● **Data provided**
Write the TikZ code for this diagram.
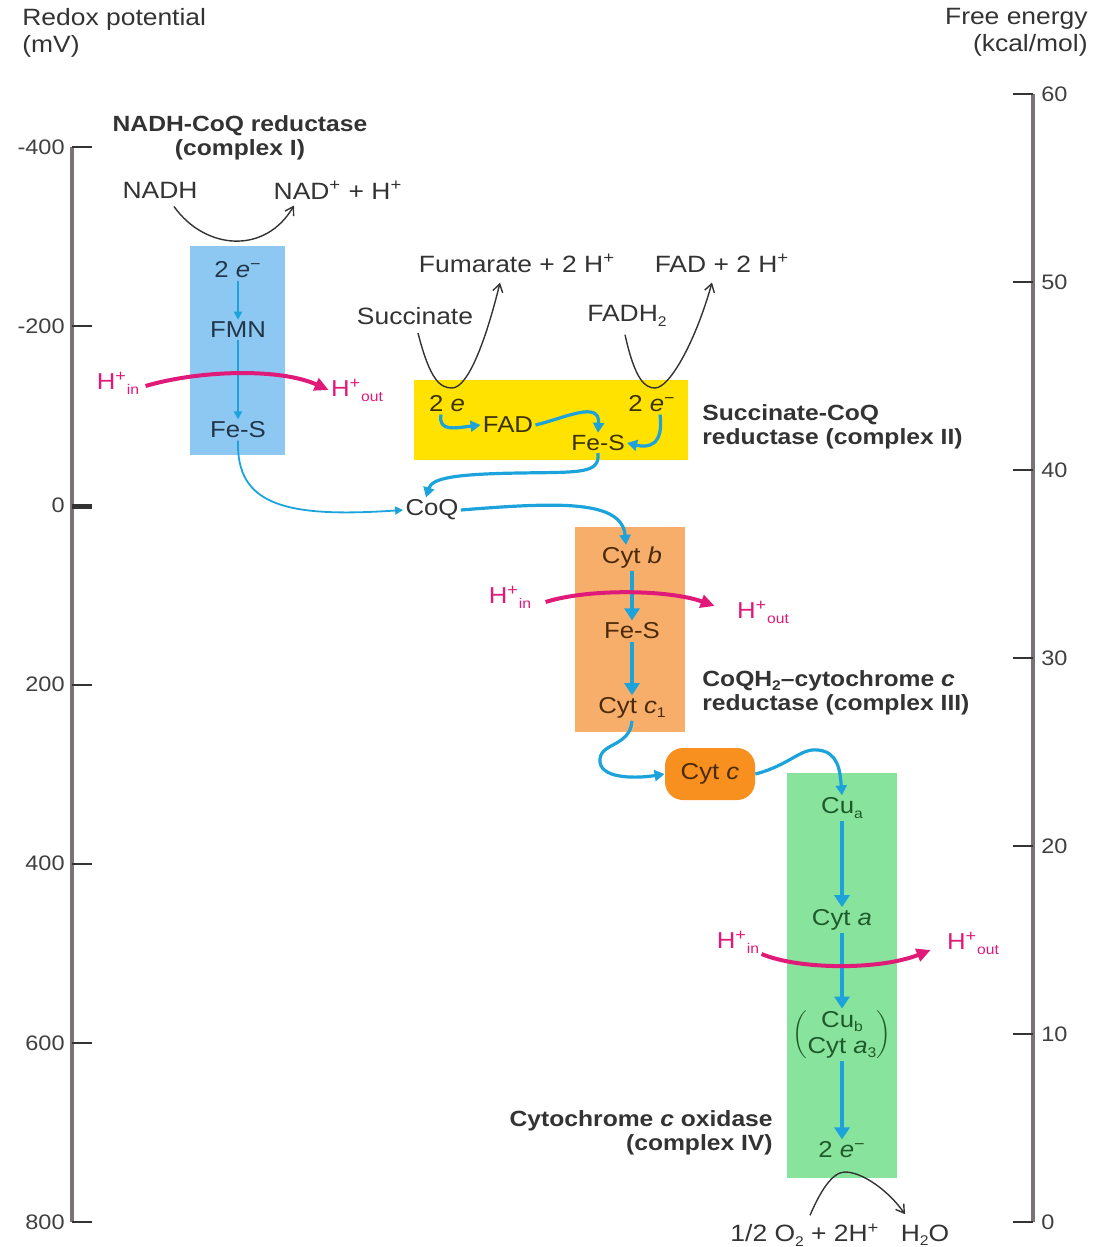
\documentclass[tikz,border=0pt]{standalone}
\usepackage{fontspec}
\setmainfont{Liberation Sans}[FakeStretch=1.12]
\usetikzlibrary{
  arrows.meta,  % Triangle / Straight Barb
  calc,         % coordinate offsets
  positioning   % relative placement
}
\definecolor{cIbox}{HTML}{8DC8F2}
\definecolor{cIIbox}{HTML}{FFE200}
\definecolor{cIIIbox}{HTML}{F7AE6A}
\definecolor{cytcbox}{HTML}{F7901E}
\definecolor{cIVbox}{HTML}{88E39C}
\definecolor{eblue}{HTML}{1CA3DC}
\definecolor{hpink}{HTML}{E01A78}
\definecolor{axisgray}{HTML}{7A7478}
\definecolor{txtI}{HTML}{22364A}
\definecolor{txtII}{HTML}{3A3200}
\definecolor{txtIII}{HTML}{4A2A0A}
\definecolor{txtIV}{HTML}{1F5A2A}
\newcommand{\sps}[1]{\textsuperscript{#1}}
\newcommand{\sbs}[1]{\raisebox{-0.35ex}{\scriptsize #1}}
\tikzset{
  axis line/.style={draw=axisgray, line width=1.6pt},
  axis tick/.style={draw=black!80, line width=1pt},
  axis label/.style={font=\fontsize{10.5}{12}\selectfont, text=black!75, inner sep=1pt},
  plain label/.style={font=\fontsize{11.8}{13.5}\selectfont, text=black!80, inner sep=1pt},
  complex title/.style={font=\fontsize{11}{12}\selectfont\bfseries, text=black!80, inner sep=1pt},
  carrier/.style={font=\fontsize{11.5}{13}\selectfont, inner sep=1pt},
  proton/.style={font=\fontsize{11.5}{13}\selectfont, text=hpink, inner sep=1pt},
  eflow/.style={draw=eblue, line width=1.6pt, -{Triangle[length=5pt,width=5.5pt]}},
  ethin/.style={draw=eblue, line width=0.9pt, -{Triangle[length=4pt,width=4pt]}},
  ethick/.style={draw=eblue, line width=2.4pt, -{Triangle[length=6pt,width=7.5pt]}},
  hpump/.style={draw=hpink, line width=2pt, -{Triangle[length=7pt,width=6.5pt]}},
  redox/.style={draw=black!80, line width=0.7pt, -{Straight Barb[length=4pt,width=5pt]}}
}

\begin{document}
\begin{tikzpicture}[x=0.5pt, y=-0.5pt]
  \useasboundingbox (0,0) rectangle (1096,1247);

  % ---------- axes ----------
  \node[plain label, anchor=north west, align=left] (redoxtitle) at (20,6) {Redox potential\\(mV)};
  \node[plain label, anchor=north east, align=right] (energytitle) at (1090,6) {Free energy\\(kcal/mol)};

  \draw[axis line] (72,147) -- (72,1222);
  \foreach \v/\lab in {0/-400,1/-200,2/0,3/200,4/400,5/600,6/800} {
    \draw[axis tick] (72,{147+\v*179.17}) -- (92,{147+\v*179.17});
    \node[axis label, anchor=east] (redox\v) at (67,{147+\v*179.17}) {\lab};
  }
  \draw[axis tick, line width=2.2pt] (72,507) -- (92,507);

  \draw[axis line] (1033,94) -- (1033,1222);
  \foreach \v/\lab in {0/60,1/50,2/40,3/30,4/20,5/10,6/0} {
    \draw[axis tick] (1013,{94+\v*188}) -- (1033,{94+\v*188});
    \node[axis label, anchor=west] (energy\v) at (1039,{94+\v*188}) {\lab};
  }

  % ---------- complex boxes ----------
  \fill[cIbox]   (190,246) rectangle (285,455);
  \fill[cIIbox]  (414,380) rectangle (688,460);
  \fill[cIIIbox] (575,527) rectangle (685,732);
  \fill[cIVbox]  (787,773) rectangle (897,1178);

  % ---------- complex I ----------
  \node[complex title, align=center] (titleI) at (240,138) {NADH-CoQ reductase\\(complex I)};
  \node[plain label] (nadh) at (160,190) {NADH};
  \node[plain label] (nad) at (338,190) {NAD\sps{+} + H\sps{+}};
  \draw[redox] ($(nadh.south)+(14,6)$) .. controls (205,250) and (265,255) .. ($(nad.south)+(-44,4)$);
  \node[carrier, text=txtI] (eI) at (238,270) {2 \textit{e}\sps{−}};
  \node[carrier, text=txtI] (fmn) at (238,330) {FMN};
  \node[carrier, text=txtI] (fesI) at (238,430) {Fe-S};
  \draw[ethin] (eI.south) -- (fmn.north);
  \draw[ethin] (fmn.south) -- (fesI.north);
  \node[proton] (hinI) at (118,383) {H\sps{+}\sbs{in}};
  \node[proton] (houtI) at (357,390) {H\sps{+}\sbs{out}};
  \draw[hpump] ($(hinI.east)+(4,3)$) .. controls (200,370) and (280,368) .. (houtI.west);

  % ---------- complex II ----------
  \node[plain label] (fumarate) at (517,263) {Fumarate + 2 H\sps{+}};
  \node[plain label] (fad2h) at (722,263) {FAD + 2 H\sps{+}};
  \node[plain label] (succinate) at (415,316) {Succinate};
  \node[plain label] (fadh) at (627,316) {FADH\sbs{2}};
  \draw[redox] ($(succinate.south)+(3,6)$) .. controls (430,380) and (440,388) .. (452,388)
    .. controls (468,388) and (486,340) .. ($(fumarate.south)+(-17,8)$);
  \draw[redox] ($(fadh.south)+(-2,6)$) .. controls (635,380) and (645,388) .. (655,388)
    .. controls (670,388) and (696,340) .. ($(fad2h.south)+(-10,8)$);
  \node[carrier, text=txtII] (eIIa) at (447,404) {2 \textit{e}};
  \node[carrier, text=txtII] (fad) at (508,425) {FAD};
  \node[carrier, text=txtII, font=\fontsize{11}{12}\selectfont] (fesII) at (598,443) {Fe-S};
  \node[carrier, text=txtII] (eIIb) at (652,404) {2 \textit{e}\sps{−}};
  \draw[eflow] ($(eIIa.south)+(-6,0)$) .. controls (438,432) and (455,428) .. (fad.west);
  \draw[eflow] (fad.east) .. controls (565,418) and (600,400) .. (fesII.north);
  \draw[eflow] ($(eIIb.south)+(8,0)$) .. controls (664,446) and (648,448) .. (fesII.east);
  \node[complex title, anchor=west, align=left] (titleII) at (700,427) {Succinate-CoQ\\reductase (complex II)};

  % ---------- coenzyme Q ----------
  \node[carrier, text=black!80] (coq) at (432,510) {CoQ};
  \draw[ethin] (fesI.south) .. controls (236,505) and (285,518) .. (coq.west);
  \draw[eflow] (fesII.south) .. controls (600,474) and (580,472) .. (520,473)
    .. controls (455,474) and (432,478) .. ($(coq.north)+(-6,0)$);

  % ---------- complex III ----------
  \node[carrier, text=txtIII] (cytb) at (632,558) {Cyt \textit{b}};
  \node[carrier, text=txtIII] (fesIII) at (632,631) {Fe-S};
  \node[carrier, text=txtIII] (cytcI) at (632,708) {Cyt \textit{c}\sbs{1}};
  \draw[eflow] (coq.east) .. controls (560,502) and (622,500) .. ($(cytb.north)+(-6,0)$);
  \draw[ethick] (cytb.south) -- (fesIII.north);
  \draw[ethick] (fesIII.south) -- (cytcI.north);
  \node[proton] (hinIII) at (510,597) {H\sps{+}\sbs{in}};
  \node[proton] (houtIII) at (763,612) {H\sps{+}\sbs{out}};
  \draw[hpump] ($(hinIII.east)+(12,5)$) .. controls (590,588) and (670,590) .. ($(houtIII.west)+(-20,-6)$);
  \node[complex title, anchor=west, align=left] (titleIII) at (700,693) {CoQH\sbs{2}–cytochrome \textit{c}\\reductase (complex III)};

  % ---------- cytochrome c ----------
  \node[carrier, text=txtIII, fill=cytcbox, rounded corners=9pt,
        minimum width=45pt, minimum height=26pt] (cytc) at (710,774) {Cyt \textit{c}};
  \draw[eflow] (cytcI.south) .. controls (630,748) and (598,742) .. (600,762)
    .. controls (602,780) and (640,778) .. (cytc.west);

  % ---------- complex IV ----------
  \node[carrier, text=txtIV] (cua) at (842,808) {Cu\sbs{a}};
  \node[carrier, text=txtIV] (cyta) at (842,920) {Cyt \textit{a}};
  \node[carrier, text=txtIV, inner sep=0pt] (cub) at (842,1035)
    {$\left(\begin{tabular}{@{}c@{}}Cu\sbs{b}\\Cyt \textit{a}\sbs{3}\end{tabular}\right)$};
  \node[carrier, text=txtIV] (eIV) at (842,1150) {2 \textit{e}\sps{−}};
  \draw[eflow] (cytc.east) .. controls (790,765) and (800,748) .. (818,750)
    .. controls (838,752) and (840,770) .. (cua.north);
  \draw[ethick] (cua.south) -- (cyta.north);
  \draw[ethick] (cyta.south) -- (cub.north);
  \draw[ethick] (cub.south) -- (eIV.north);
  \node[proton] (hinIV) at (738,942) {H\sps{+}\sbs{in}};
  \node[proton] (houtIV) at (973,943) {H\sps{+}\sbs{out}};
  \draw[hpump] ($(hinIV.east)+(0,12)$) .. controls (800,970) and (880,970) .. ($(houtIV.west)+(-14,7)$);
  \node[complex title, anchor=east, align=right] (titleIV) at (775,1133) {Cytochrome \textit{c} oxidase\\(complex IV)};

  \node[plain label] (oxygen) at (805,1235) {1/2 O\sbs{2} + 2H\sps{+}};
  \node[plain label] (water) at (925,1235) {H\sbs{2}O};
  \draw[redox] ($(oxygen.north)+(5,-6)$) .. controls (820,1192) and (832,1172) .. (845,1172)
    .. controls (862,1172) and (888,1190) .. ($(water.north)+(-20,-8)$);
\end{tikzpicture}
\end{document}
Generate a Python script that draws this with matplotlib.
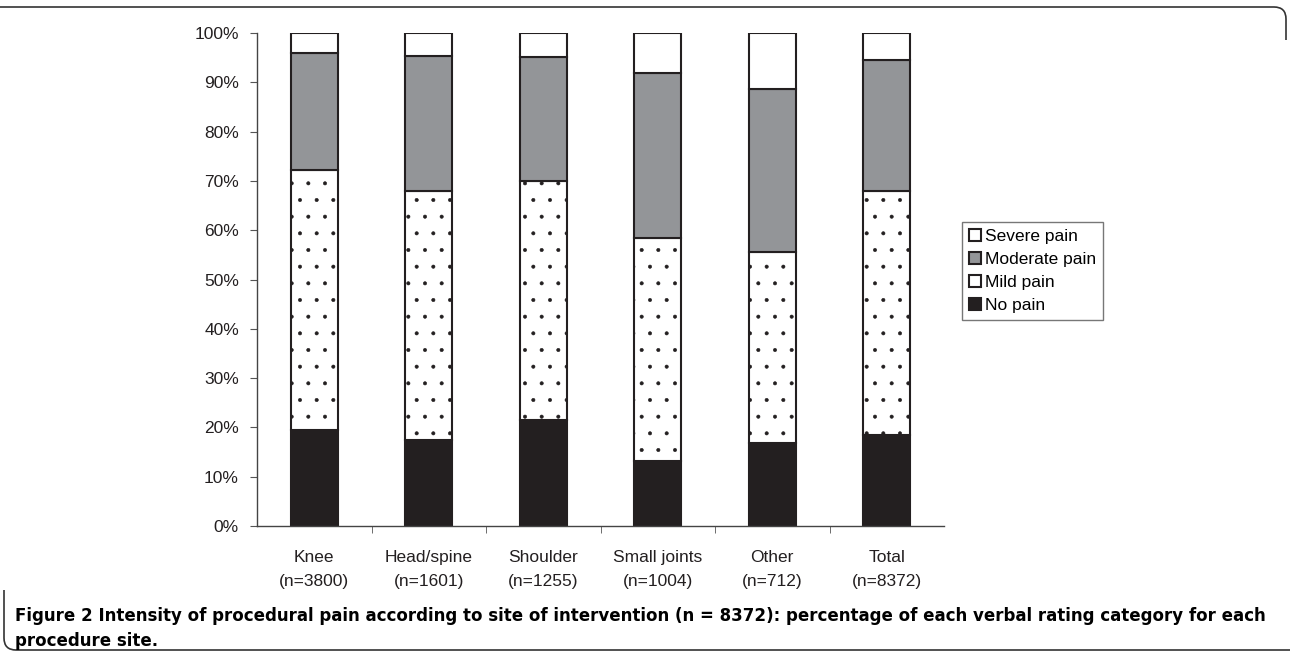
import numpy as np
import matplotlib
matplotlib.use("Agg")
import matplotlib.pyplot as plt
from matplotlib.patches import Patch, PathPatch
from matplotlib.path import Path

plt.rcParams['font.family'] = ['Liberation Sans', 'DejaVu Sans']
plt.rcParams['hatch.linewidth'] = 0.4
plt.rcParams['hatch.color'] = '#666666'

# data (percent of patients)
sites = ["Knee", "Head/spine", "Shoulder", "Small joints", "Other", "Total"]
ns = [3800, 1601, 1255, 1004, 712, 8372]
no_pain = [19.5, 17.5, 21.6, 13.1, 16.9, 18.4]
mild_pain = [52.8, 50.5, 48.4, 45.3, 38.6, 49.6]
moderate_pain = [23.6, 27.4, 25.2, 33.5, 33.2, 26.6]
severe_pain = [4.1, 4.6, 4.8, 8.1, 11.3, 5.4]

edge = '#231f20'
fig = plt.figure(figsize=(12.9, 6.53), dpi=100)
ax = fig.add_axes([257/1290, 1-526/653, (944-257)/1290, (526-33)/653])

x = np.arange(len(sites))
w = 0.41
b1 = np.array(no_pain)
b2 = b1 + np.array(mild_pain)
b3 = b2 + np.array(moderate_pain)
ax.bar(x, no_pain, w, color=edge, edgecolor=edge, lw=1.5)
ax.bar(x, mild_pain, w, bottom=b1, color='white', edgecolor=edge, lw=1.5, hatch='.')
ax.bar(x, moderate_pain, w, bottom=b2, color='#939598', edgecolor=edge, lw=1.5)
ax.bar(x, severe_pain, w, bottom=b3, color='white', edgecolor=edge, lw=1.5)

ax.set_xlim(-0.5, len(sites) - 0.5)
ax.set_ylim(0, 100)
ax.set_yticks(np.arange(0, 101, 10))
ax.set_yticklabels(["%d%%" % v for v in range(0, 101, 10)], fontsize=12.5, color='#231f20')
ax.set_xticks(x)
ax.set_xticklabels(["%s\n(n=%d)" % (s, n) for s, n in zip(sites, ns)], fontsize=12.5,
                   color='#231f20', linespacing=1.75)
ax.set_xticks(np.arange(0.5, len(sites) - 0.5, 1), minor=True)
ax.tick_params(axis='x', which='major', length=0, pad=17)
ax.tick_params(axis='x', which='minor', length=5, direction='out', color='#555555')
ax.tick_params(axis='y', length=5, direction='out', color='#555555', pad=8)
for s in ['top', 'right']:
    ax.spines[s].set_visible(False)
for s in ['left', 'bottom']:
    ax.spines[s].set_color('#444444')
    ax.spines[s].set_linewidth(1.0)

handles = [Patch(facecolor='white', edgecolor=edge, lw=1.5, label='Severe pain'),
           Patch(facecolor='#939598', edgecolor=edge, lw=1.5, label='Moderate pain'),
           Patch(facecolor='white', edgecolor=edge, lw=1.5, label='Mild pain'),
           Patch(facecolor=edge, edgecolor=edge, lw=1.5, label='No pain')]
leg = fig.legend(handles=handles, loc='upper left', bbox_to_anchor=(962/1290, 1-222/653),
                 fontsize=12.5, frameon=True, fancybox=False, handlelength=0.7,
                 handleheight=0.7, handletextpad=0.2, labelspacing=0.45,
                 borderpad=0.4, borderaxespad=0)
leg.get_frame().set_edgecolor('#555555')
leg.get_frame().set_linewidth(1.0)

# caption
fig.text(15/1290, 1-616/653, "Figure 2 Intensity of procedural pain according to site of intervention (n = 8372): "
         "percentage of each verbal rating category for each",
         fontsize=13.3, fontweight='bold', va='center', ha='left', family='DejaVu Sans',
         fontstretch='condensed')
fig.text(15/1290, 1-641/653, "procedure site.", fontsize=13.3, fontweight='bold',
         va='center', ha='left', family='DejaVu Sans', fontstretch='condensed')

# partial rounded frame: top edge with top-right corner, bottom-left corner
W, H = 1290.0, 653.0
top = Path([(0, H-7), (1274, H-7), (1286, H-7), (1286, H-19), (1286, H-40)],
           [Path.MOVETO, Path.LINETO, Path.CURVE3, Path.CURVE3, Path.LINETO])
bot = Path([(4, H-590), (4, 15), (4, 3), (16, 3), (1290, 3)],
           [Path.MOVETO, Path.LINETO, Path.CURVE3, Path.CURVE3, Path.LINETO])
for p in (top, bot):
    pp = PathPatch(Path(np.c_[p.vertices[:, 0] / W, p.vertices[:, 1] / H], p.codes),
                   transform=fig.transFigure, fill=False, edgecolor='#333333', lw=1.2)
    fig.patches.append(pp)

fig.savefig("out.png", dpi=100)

● **What to produce**
Both the line containing "Generate a Python" and the line containing "severe_pain = [4.1, 4.6, 4.8, 8.1, 11.3, 5.4]" belong in the copy, along with every line between them. Reproduce that stretch exactly, without the pictures.

● **Worked solution**
Generate a Python script that draws this with matplotlib.
import numpy as np
import matplotlib
matplotlib.use("Agg")
import matplotlib.pyplot as plt
from matplotlib.patches import Patch, PathPatch
from matplotlib.path import Path

plt.rcParams['font.family'] = ['Liberation Sans', 'DejaVu Sans']
plt.rcParams['hatch.linewidth'] = 0.4
plt.rcParams['hatch.color'] = '#666666'

# data (percent of patients)
sites = ["Knee", "Head/spine", "Shoulder", "Small joints", "Other", "Total"]
ns = [3800, 1601, 1255, 1004, 712, 8372]
no_pain = [19.5, 17.5, 21.6, 13.1, 16.9, 18.4]
mild_pain = [52.8, 50.5, 48.4, 45.3, 38.6, 49.6]
moderate_pain = [23.6, 27.4, 25.2, 33.5, 33.2, 26.6]
severe_pain = [4.1, 4.6, 4.8, 8.1, 11.3, 5.4]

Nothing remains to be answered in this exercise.